The trend has been dictated by decentralized finance (DeFi), according to Chainalysis director of research, Kim Grauer who noted that the report aims to access crypto’s value beyond prices.

“Yes, we’re going to have to emerge out of these terrible stock market conditions, but the race right now in North America is for the next killer app,” Grauer told Yahoo Finance. “The money that’s being invested into the space right now is in apps, experiences and users and we don’t have any clear winner there.”

According to the report, between July 2021 to June 2022, European countries (excluding Eastern Europe) received $1.3 trillion in crypto, outpacing crypto transaction flows received by any other region. Largely driven by activity in the United States, North America came in second for the same period with $1.15 trillion in crypto flows received.

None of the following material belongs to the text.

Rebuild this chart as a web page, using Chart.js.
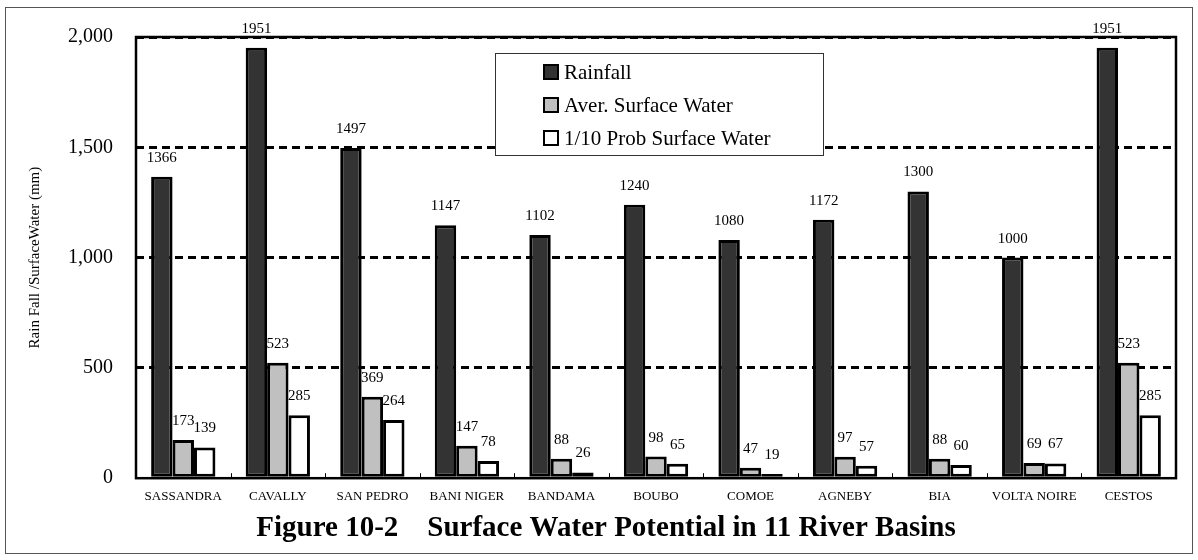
<!DOCTYPE html>
<html>
<head>
<meta charset="utf-8">
<script src="https://cdn.jsdelivr.net/npm/chart.js@4"></script>
<style>
  html, body { margin: 0; padding: 0; background: #fff; }
  #wrap { position: relative; width: 1198px; height: 560px; }
</style>
</head>
<body>
<div id="wrap"><canvas id="chart"></canvas></div>
<script>
// River basins and values (mm)
const basins = ['SASSANDRA', 'CAVALLY', 'SAN PEDRO', 'BANI NIGER', 'BANDAMA', 'BOUBO', 'COMOE', 'AGNEBY', 'BIA', 'VOLTA NOIRE', 'CESTOS'];
const rainfall = [1366, 1951, 1497, 1147, 1102, 1240, 1080, 1172, 1300, 1000, 1951];
const averSurface = [173, 523, 369, 147, 88, 98, 47, 97, 88, 69, 523];
const probSurface = [139, 285, 264, 78, 26, 65, 19, 57, 60, 67, 285];
const seriesNames = ['Rainfall', 'Aver. Surface Water', '1/10 Prob Surface Water'];
const yTicks = [0, 500, 1000, 1500, 2000];

const serif = '"Liberation Serif", "Times New Roman", serif';

// outer frame + plot frame + small category ticks
const framePlugin = {
  id: 'frame',
  beforeDraw(chart) {
    const ctx = chart.ctx;
    ctx.save();
    ctx.fillStyle = '#fff';
    ctx.fillRect(0, 0, chart.width, chart.height);
    ctx.strokeStyle = '#555';
    ctx.lineWidth = 1;
    ctx.strokeRect(5.5, 7.5, 1187, 546);
    ctx.restore();
  },
  afterDatasetsDraw(chart) {
    const {ctx, chartArea: a, scales: {x}} = chart;
    ctx.save();
    ctx.strokeStyle = '#000';
    ctx.lineWidth = 2.5;
    ctx.strokeRect(a.left, a.top, a.right - a.left, a.bottom - a.top);
    ctx.lineWidth = 1;
    for (let i = 1; i < basins.length; i++) {
      const px = Math.round((x.getPixelForValue(i - 1) + x.getPixelForValue(i)) / 2) + 0.5;
      ctx.beginPath();
      ctx.moveTo(px, a.bottom);
      ctx.lineTo(px, a.bottom - 5);
      ctx.stroke();
    }
    ctx.restore();
  }
};

// value labels above bars
const valueLabels = {
  id: 'valueLabels',
  afterDatasetsDraw(chart) {
    const ctx = chart.ctx;
    ctx.save();
    ctx.font = '15px ' + serif;
    ctx.fillStyle = '#000';
    ctx.textAlign = 'center';
    ctx.textBaseline = 'middle';
    chart.data.datasets.forEach((ds, di) => {
      chart.getDatasetMeta(di).data.forEach((bar, i) => {
        ctx.fillText(String(ds.data[i]), bar.x, bar.y - 19);
      });
    });
    ctx.restore();
  }
};

// boxed legend inside the plot
const boxLegend = {
  id: 'boxLegend',
  afterDraw(chart) {
    const ctx = chart.ctx;
    const bx = 495, by = 53, bw = 328, bh = 102;
    ctx.save();
    ctx.fillStyle = '#fff';
    ctx.fillRect(bx, by, bw, bh);
    ctx.strokeStyle = '#333';
    ctx.lineWidth = 1;
    ctx.strokeRect(bx + 0.5, by + 0.5, bw, bh);
    ctx.font = '21px ' + serif;
    ctx.textBaseline = 'middle';
    chart.data.datasets.forEach((ds, i) => {
      const cy = 72 + i * 33;
      ctx.fillStyle = ds.backgroundColor;
      ctx.fillRect(544, cy - 7, 14, 14);
      ctx.strokeStyle = '#000';
      ctx.lineWidth = 2;
      ctx.strokeRect(544, cy - 7, 14, 14);
      ctx.fillStyle = '#000';
      ctx.fillText(ds.label, 564, cy + 1);
    });
    ctx.restore();
  }
};

const barStyle = {
  borderColor: '#000',
  borderWidth: 3,
  borderSkipped: false,
  categoryPercentage: 0.68,
  barPercentage: 1.0
};

new Chart(document.getElementById('chart'), {
  type: 'bar',
  data: {
    labels: basins,
    datasets: [
      Object.assign({label: seriesNames[0], data: rainfall, backgroundColor: '#333333'}, barStyle),
      Object.assign({label: seriesNames[1], data: averSurface, backgroundColor: '#c0c0c0'}, barStyle),
      Object.assign({label: seriesNames[2], data: probSurface, backgroundColor: '#ffffff'}, barStyle)
    ]
  },
  options: {
    responsive: true,
    maintainAspectRatio: false,
    animation: false,
    layout: { padding: { left: 14, right: 0, top: 37, bottom: 0 } },
    plugins: {
      legend: { display: false },
      tooltip: { enabled: false },
      title: {
        display: true,
        position: 'bottom',
        text: 'Figure 10-2    Surface Water Potential in 11 River Basins',
        color: '#000',
        font: { family: serif, size: 29, weight: 'bold' },
        padding: { top: 3, bottom: 14 }
      }
    },
    scales: {
      x: {
        grid: { display: false, drawTicks: false },
        border: { display: false },
        ticks: {
          color: '#000',
          font: { family: serif, size: 13 },
          padding: 11,
          maxRotation: 0,
          autoSkip: false
        },
        afterFit(scale) { scale.height = 30; }
      },
      y: {
        min: 0,
        max: 2000,
        afterBuildTicks(scale) { scale.ticks = yTicks.map(v => ({value: v})); },
        grid: {
          drawTicks: false,
          lineWidth: 3,
          color: ctx => ctx.tick && ctx.tick.value === 0 ? 'rgba(0,0,0,0)' : '#000'
        },
        border: { display: false, dash: [8, 5] },
        ticks: {
          color: '#000',
          font: { family: serif, size: 20 },
          padding: 23,
          callback: v => v.toLocaleString('en-US')
        },
        title: {
          display: true,
          text: 'Rain Fall /SurfaceWater (mm)',
          color: '#000',
          font: { family: serif, size: 15 },
          padding: { top: 12, bottom: 0 }
        },
        afterFit(scale) { scale.width = 122; }
      },
      yRight: {
        position: 'right',
        display: true,
        grid: { display: false },
        border: { display: false },
        ticks: { display: false },
        afterFit(scale) { scale.width = 22; }
      }
    }
  },
  plugins: [framePlugin, valueLabels, boxLegend]
});
</script>
</body>
</html>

For the same period, Europe’s monthly crypto received fell by 24% from $104.8 billion to $79.4 billion a month, while North America’s dropped by 12% from $82.6 billion to $72.1 billion a month. On the other hand, countries in central and southern Asia as well as Oceania saw a slight uptick from $77 billion to $83 billion per month.

For Europe and North America, DeFi accounted for 31% and 37% of total transactions received respectively.

A broadly used term in the crypto world, DeFi includes emerging finance tech that uses blockchains to decentralize goods and services. Theoretically, that includes anything from bank notes and mortgages to audio files and ride share apps. Over the past year, it has meant speculative trading of digital assets.

Based on crypto transactions and web traffic, Chainalysis found decentralized exchanges or DEXs and NFTs stood out as the most important parts of DeFi that drove people to crypto over the last year.

In turn, the crypto transactions received by DeFi projects and protocols in North America also appear to have been hit hardest by the bear market. Over the second quarter, crypto flows to centralized exchanges remained net positive in North America, but that was cancelled out by DeFi outflows.

“While North America remains the second-largest [crypto] market in the world, it has been more exposed to the bear market due to DeFi and that has caused its growth share of the total market to plateau,” Grauer added.

She also pointed to crypto adoption in Asian countries such as Vietnam, India, Philippines and Pakistan — driven in part by people’s interest less-speculative NFTs such as trading card games — to explain how they gained market share.

Christine Moy, Apollo Global Management’s head of digital assets, made a similar point during Yahoo Finance’s All Markets Summit this week.

“I think there’s probably just a small subset of us nerds that are really interested in financialization overall,” Moy said. “The path to broader adoption is something more fun, funny or [meme-like]. We’ll see it over the next few years.”